Kiai Wahid menggunakan humor sebagaimana fungsinya pernah dijelaskan oleh putranya di sebuah esai berjudul Melawan Melalui Lelucon. Dalam esai itu Gus Dur, yang merupakan anak pertama Kiai Wahid menjelaskan bahwa lelucon bisa digunakan sebagai wahana ekspresi politis. Lelucon akan menyatukan bahasa rakyat banyak dan mengidentifikasi masalah yang dikeluhkan dan diresahkan. Hal tersebut juga dapat berfungsi sebagai kritik terhadap keadaan tidak menyenangkan yang terasa di tempat sendiri.
Mungkin saja, Kiai Wahid hendak melontarkan kritik pada kelakuan orang-orang yang selalu mengejar kekuasaan di pemerintahan dengan menyampaikan tidak ingin menjadi menteri. Kemudian pernyataan Kiai Wahid yang ingin membeli dasi selusin, membeli mobil, dan berlagak nampaknya merupakan sindiran untuk mereka yang tergila-gila pada produk modern dengan memusatkan perhatian pada penampilan pakaian atau kendaraan bagus.
Kiai Wahid sendiri adalah sosok yang tidak asing dengan modernitas, dalam biografi Gus Dur yang ditulis oleh Greg Barton, dikisahkan bahwa ibu Kiai Wahid mendorongnya untuk menjadi seseorang yang cakap menjadi bagian dari masyarakat yang hidup modern.
Ibunya mengarahkan Kiai Wahid untuk belajar bahasa Inggris dan Belanda kepada seorang manajer pabrik gula asal Eropa yang tinggal di Jombang. Setelah dewasa, Kiai Wahid menjadi inisiator yang ingin memadukan pendidikan modern dengan pengajaran Islam di pesantren.
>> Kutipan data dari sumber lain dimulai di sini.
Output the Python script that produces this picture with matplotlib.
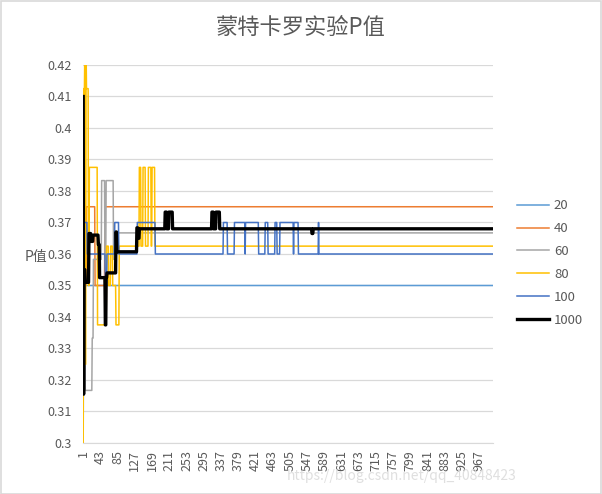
import numpy as np
import matplotlib
matplotlib.use("Agg")
import matplotlib.pyplot as plt
from matplotlib.patches import Rectangle

plt.rcParams['font.family'] = ['Noto Sans CJK SC', 'DejaVu Sans']

# x categories: trial index 1..1000
n_points = 1000
x_tick_step = 42

series_names = ['20', '40', '60', '80', '100', '1000']
series_colors = ['#5B9BD5', '#ED7D31', '#A5A5A5', '#FFC000', '#4472C4', '#000000']
series_widths = [1.1, 1.1, 1.1, 1.1, 1.1, 2.4]

# each series is kept as (value, run length) pairs
p20_vals = [0.30, 0.35]
p20_runs = [1, 999]

p40_vals = [0.325, 0.35, 0.375, 0.35, 0.375]
p40_runs = [2, 6, 21, 24, 947]

p60_vals = [0.35, 0.3167, 0.3333, 0.3583, 0.3833, 0.3583, 0.3833, 0.3583, 0.3667]
p60_runs = [5, 17, 3, 20, 8, 3, 18, 6, 920]

p80_vals = [0.30, 0.4125, 0.425, 0.325, 0.425, 0.4125, 0.35, 0.3875, 0.3375, 0.3625,
            0.35, 0.3625, 0.35, 0.3375, 0.3625, 0.3875, 0.3625, 0.3875, 0.3625, 0.3875,
            0.3625, 0.3875, 0.3625]
p80_runs = [1, 3, 1, 2, 1, 5, 2, 20, 22, 5,
            5, 5, 8, 8, 49, 4, 5, 6, 7, 7,
            2, 7, 825]

p100_vals = [0.37, 0.36, 0.35, 0.36, 0.37, 0.36, 0.37, 0.36, 0.37, 0.36,
             0.37, 0.36, 0.37, 0.36, 0.37, 0.36, 0.37, 0.36, 0.37, 0.36,
             0.37, 0.36, 0.37, 0.36]
p100_runs = [10, 44, 4, 19, 10, 45, 44, 166, 10, 17,
             26, 1, 32, 16, 7, 17, 5, 7, 33, 1,
             11, 49, 1, 425]

p1000_vals = [0.41, 0.3155, 0.355, 0.351, 0.3665, 0.364, 0.366, 0.363, 0.3525, 0.3375,
              0.3525, 0.354, 0.367, 0.3607, 0.3683, 0.365, 0.368, 0.3733, 0.368, 0.3733,
              0.368, 0.3733, 0.368, 0.3733, 0.368, 0.3665, 0.368]
p1000_runs = [1, 1, 3, 9, 5, 5, 13, 3, 14, 2,
              2, 22, 2, 49, 3, 3, 63, 4, 5, 9,
              96, 4, 6, 9, 225, 3, 439]

series_vals = [p20_vals, p40_vals, p60_vals, p80_vals, p100_vals, p1000_vals]
series_runs = [p20_runs, p40_runs, p60_runs, p80_runs, p100_runs, p1000_runs]

text_color = '#595959'
grid_color = '#D9D9D9'

fig = plt.figure(figsize=(6.02, 4.94), dpi=100)
fig.patch.set_facecolor('white')
fig.patches.append(Rectangle((0.001, 0.001), 0.997, 0.997, transform=fig.transFigure,
                             fill=False, edgecolor=grid_color, linewidth=1.2))

ax = fig.add_axes([83 / 602, 1 - 443 / 494, 410 / 602, 378 / 494])
x = np.arange(1, n_points + 1)
for name, vals, runs, color, lw in zip(series_names, series_vals, series_runs,
                                       series_colors, series_widths):
    y = np.repeat(vals, runs)
    ax.plot(x, y, color=color, linewidth=lw, label=name)

ax.set_xlim(0.5, n_points + 0.5)
ax.set_ylim(0.3, 0.42)
yt = np.round(np.arange(0.30, 0.4201, 0.01), 2)
ax.set_yticks(yt)
ax.set_yticklabels([f'{v:g}' for v in yt])
xt = list(range(1, n_points + 1, x_tick_step))
ax.set_xticks(xt)
ax.set_xticklabels([str(v) for v in xt], rotation=90)
ax.tick_params(axis='both', length=0, colors=text_color, labelsize=9)
ax.tick_params(axis='y', pad=8)
ax.tick_params(axis='x', pad=5)
ax.grid(axis='y', color=grid_color, linewidth=0.9)
ax.set_axisbelow(True)
for side in ['top', 'right', 'left']:
    ax.spines[side].set_visible(False)
ax.spines['bottom'].set_color(grid_color)

fig.text(0.5, 1 - 27 / 494, '蒙特卡罗实验P值', ha='center', va='center',
         fontsize=16, color=text_color)
fig.text(36 / 602, 1 - 257 / 494, 'P值', ha='center', va='center',
         fontsize=10, color=text_color)

leg = fig.legend(loc='center left', bbox_to_anchor=(517 / 602, 1 - 263 / 494),
                 frameon=False, fontsize=9.5, handlelength=2.4, handletextpad=0.4,
                 labelspacing=0.75, borderpad=0, borderaxespad=0)
for t in leg.get_texts():
    t.set_color(text_color)

fig.text(517 / 602, 1 - 476 / 494, 'https://blog.csdn.net/qq_40848423', ha='right',
         va='center', fontsize=10, color='#dcdcdc', alpha=0.9)

fig.savefig('out.png', dpi=100)
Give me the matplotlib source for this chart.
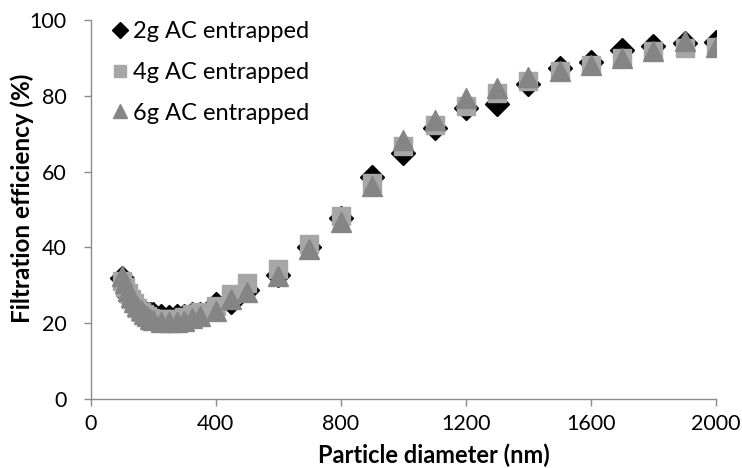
import matplotlib
matplotlib.use("Agg")
import matplotlib.pyplot as plt

# Particle diameters (nm)
diameter = [100, 110, 120, 130, 140, 150, 160, 170, 180, 190, 200, 225, 250, 275,
            300, 325, 350, 400, 450, 500, 600, 700, 800, 900, 1000, 1100, 1200,
            1300, 1400, 1500, 1600, 1700, 1800, 1900, 2000]

# Filtration efficiency (%) for each activated carbon loading
eff_2g = [31.8, 29.5, 27.5, 26.0, 25.0, 24.0, 23.3, 22.8, 22.5, 22.4, 22.3, 22.0, 21.6, 21.8,
          22.0, 22.3, 22.4, 25.0, 25.5, 28.7, 32.8, 40.0, 47.8, 58.5, 65.0, 71.5, 76.8,
          77.8, 83.0, 87.3, 89.0, 92.2, 93.1, 93.8, 94.3]
eff_4g = [31.2, 29.5, 28.0, 26.5, 25.2, 24.0, 23.0, 22.3, 22.0, 21.5, 21.2, 21.0, 21.0, 21.2,
          21.6, 22.3, 23.0, 24.5, 27.8, 30.5, 34.2, 41.0, 48.3, 57.0, 66.8, 72.3, 77.3,
          80.7, 84.0, 86.6, 88.0, 90.0, 91.7, 92.7, 92.8]
eff_6g = [32.5, 30.5, 28.5, 27.0, 25.5, 24.5, 23.5, 22.5, 21.8, 21.2, 20.8, 20.3, 20.2, 20.3,
          20.7, 21.3, 22.0, 23.2, 26.3, 28.2, 32.5, 39.7, 46.8, 56.2, 68.3, 73.5, 79.3,
          82.0, 85.0, 86.5, 88.0, 90.0, 91.7, 94.5, 92.8]

labels = ["2g AC entrapped", "4g AC entrapped", "6g AC entrapped"]
x_ticks = [0, 400, 800, 1200, 1600, 2000]
y_ticks = [0, 20, 40, 60, 80, 100]

plt.rcParams["font.family"] = ["Lato", "DejaVu Sans"]

fig = plt.figure(figsize=(7.42, 4.68), dpi=100)
ax = fig.add_axes([0.122, 0.1474, 0.843, 0.81])

ax.plot(diameter, eff_2g, linestyle="none", marker="D", markersize=12,
        color="black", label=labels[0], zorder=3)
ax.plot(diameter, eff_4g, linestyle="none", marker="s", markersize=12.5,
        color="#a6a6a6", label=labels[1], zorder=4)
ax.plot(diameter, eff_6g, linestyle="none", marker="^", markersize=14,
        color="#858585", label=labels[2], zorder=5)

ax.set_xlim(0, 2000)
ax.set_ylim(0, 100)
ax.set_xticks(x_ticks)
ax.set_yticks(y_ticks)

for side in ("top", "right"):
    ax.spines[side].set_visible(False)
for side in ("left", "bottom"):
    ax.spines[side].set_color("#8c8c8c")
    ax.spines[side].set_linewidth(1.0)
ax.tick_params(axis="both", direction="out", length=5, width=1.0,
               color="#8c8c8c", labelsize=15.5, labelcolor="black")
ax.tick_params(axis="y", pad=12)
ax.tick_params(axis="x", pad=6)

ax.set_xlabel("Particle diameter (nm)", fontsize=17, fontweight="bold")
ax.xaxis.set_label_coords(0.549, -0.118)
ax.set_ylabel("Filtration efficiency (%)", fontsize=17.5, fontweight="bold")
ax.yaxis.set_label_coords(-0.09, 0.53)

leg = ax.legend(loc="upper left", bbox_to_anchor=(0.02, 1.022), frameon=False,
                fontsize=17, markerscale=0.72, handlelength=0.6, handletextpad=0.25,
                labelspacing=0.84, borderaxespad=0)

fig.savefig("out.png", dpi=100)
Ia seolah menunjukkan bahwa modernitas adalah sesuatu yang bisa diolah agar tidak menyebabkan euforia dan membuat seseorang kehilangan identitas lamanya.
Jika dikaitkan dengan kondisi masyarakat saat ini, sepertinya humor Kiai Wahid tentang kekuasaan dan manusia modern ini masih bisa ditemukan relevansinya. Orang-orang yang selalu mengejar kekuasaan dalam pemerintahan jelas masih banyak dan terus bertambah. Sementara kelakuan yang berlebihan dalam merespon perubahan zaman dan kemajuan tetap masih bermunculan.